The murmuring word Mishawum has been forgotten. English subjects, long since gone to thrones in heaven, have left in the name “Charlestown” a whisper of their reverence, not for Charles Stuart himself, but for the lawful order and government of which he was the representative.

Charlestown’s hills are holy with the houses of God,—rightful descendants of that “Great House” which John Sagamore, the Aberginian chief, gave the Puritan Winthrop “free consent to build.” There is a little knoll, sloping toward the sunset, that is sacred with the dust of old-time saints. There is another, looking toward the sunrise, that is glorious with the blood of heroes. On the hill-tops beside the churches, on the slopes beside the buried great and good, all about the town, are the free schools of a people that wisely love their children and the future. Grim, and with some suggestion of remoteness, glower the barred windows of the prison that throws its shadow over those recreant sons that forget lesson and example.
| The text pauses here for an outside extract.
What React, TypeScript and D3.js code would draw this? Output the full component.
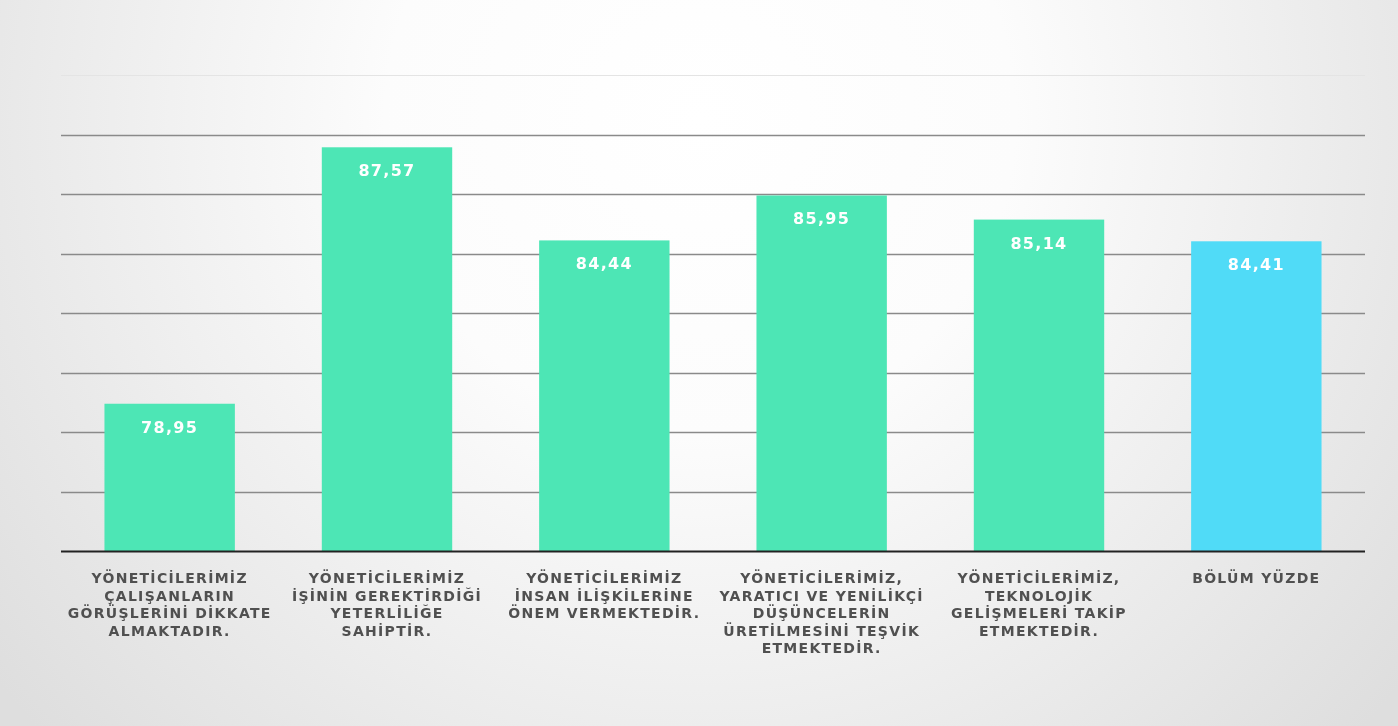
import { useEffect, useRef } from 'react';
import * as d3 from 'd3';

// kategori etiketleri (satır sonları resimdeki gibi)
const categories: string[] = [
    'YÖNETİCİLERİMİZ\nÇALIŞANLARIN\nGÖRÜŞLERİNİ DİKKATE\nALMAKTADIR.',
    'YÖNETİCİLERİMİZ\nİŞİNİN GEREKTİRDİĞİ\nYETERLİLİĞE\nSAHİPTİR.',
    'YÖNETİCİLERİMİZ\nİNSAN İLİŞKİLERİNE\nÖNEM VERMEKTEDİR.',
    'YÖNETİCİLERİMİZ,\nYARATICI VE YENİLİKÇİ\nDÜŞÜNCELERİN\nÜRETİLMESİNİ TEŞVİK\nETMEKTEDİR.',
    'YÖNETİCİLERİMİZ,\nTEKNOLOJİK\nGELİŞMELERİ TAKİP\nETMEKTEDİR.',
    'BÖLÜM YÜZDE',
];
const values: number[] = [78.95, 87.57, 84.44, 85.95, 85.14, 84.41];
const gridTicks: number[] = [74, 76, 78, 80, 82, 84, 86, 88, 90];

const App = () => {
    const svgRef = useRef<SVGSVGElement>(null);

    useEffect(() => {
        if (!svgRef.current) return;
        d3.select(svgRef.current).selectAll('*').remove();

        const width = 1398;
        const height = 726;
        const svg = d3.select(svgRef.current)
            .attr('width', width)
            .attr('height', height);

        // arka plan gradyanı
        const defs = svg.append('defs');
        const grad = defs.append('radialGradient')
            .attr('id', 'bg')
            .attr('gradientUnits', 'userSpaceOnUse')
            .attr('cx', 700).attr('cy', 120).attr('r', 900);
        grad.append('stop').attr('offset', '0%').attr('stop-color', '#ffffff');
        grad.append('stop').attr('offset', '35%').attr('stop-color', '#fcfcfc');
        grad.append('stop').attr('offset', '100%').attr('stop-color', '#dedede');

        svg.append('rect')
            .attr('width', width).attr('height', height)
            .attr('fill', 'url(#bg)');

        const x = d3.scaleBand<number>()
            .domain(d3.range(values.length))
            .range([61, 1365])
            .paddingInner(0.4)
            .paddingOuter(0.2);

        const y = d3.scaleLinear()
            .domain([74, 90])
            .range([551, 75]);

        // yatay çizgiler
        svg.append('g')
            .selectAll('line')
            .data(gridTicks.slice(1))
            .enter()
            .append('line')
            .attr('x1', 61).attr('x2', 1365)
            .attr('y1', d => Math.round(y(d)) + 0.5)
            .attr('y2', d => Math.round(y(d)) + 0.5)
            .attr('stroke', d => d === 90 ? '#e4e4e4' : '#8a8a8a')
            .attr('stroke-width', d => d === 90 ? 1 : 1.3);

        // çubuklar
        svg.append('g')
            .selectAll('rect')
            .data(values)
            .enter()
            .append('rect')
            .attr('x', (_, i) => x(i) || 0)
            .attr('y', d => y(d))
            .attr('width', x.bandwidth())
            .attr('height', d => y(74) - y(d))
            .attr('fill', (_, i) => i === values.length - 1 ? '#50dbf7' : '#4de6b5');

        // eksen çizgisi
        svg.append('line')
            .attr('x1', 61).attr('x2', 1365)
            .attr('y1', y(74) + 0.5).attr('y2', y(74) + 0.5)
            .attr('stroke', '#222')
            .attr('stroke-width', 2);

        // değer etiketleri
        svg.append('g')
            .selectAll('text')
            .data(values)
            .enter()
            .append('text')
            .attr('x', (_, i) => (x(i) || 0) + x.bandwidth() / 2)
            .attr('y', d => y(d) + 29)
            .attr('text-anchor', 'middle')
            .attr('font-family', 'DejaVu Sans')
            .attr('font-size', '16px')
            .attr('font-weight', 'bold')
            .attr('letter-spacing', '1.3px')
            .attr('fill', '#ffffff')
            .text(d => d.toFixed(2).replace('.', ','));

        // kategori etiketleri
        const labels = svg.append('g')
            .selectAll('text')
            .data(categories)
            .enter()
            .append('text')
            .attr('x', (_, i) => (x(i) || 0) + x.bandwidth() / 2)
            .attr('y', 583)
            .attr('text-anchor', 'middle')
            .attr('font-family', 'DejaVu Sans')
            .attr('font-size', '14px')
            .attr('font-weight', 'bold')
            .attr('letter-spacing', '1.3px')
            .attr('fill', '#505050');

        labels.each(function (d) {
            const t = d3.select(this);
            d.split('\n').forEach((line, j) => {
                t.append('tspan')
                    .attr('x', t.attr('x'))
                    .attr('dy', j === 0 ? 0 : 17.5)
                    .text(line);
            });
        });
    }, []);

    return (
        <div style={{ position: 'fixed', left: 0, top: 0 }}>
            <svg ref={svgRef} style={{ display: 'block' }}></svg>
        </div>
    );
};

export default App;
On the opposite side of the peninsula, among the massive conveniences of the Navy Yard, telling of uncounted treasure and unmeasured strength, throbs a pulse of the Government of the United States.

On every side are wharves, shipping, bridges, railroads, mighty enginery,—all the stupendous achievements of man’s ten little fingers and his unseen, resolute will, and amid them the thoughtful and genuine observer is thrilled as though he were walking the paths of a mountain land.

Here, on the 30th of October, in the year 1822, William and Tabitha R. Simonds became the parents of a son. This child was named William, but, as he is best known to his youthful readers as Walter Aimwell, in these pages he will be called by this latter name.

Charlestown was the birthplace and childhood’s home of Walter Aimwell; and, when it was no longer the place of his actual residence, his feet retrod its streets as often as his limited leisure permitted.

I must think these facts had some degree of influence upon his mind and character. His intellect had such a power of quiet observation, and of ready and just reflection, that the objects about him could not escape his attention, nor could the significance of those objects. Charlestown, like a noble matron of old Greece, hung about his childhood and youth a tapestry of stately figures; and he was always familiar with the pictured legends of freedom and conscience and power and patience and triumph.

Let no young reader misunderstand this. No surroundings can, of themselves, make a youth noble. In regard to everything that grows, from a tiny plant to a grand character, it is true that not all depends upon the soil and climate; quite as much results from the intention or action of the roots in the soil. Plant a thistle in the loam of the garden, it will be a thistle still,—a thistle of thistles, perhaps, yet a thistle. But Walter Aimwell had no wish to be a cumberer of the ground; and the fibres of his attentive mind reached about, and found, and silently drank in, the ennobling suggestions of the great Present and the illustrious Past.

CHAPTER II.
SALEM.

When Walter Aimwell was about six years of age, his father, a man of kind disposition and religious principle, was removed by death. Soon after their bereavement, the family left Charlestown, and took up their abode in Salem. Here Walter, who was the third of four sons, remained until he was nearly thirteen years of age.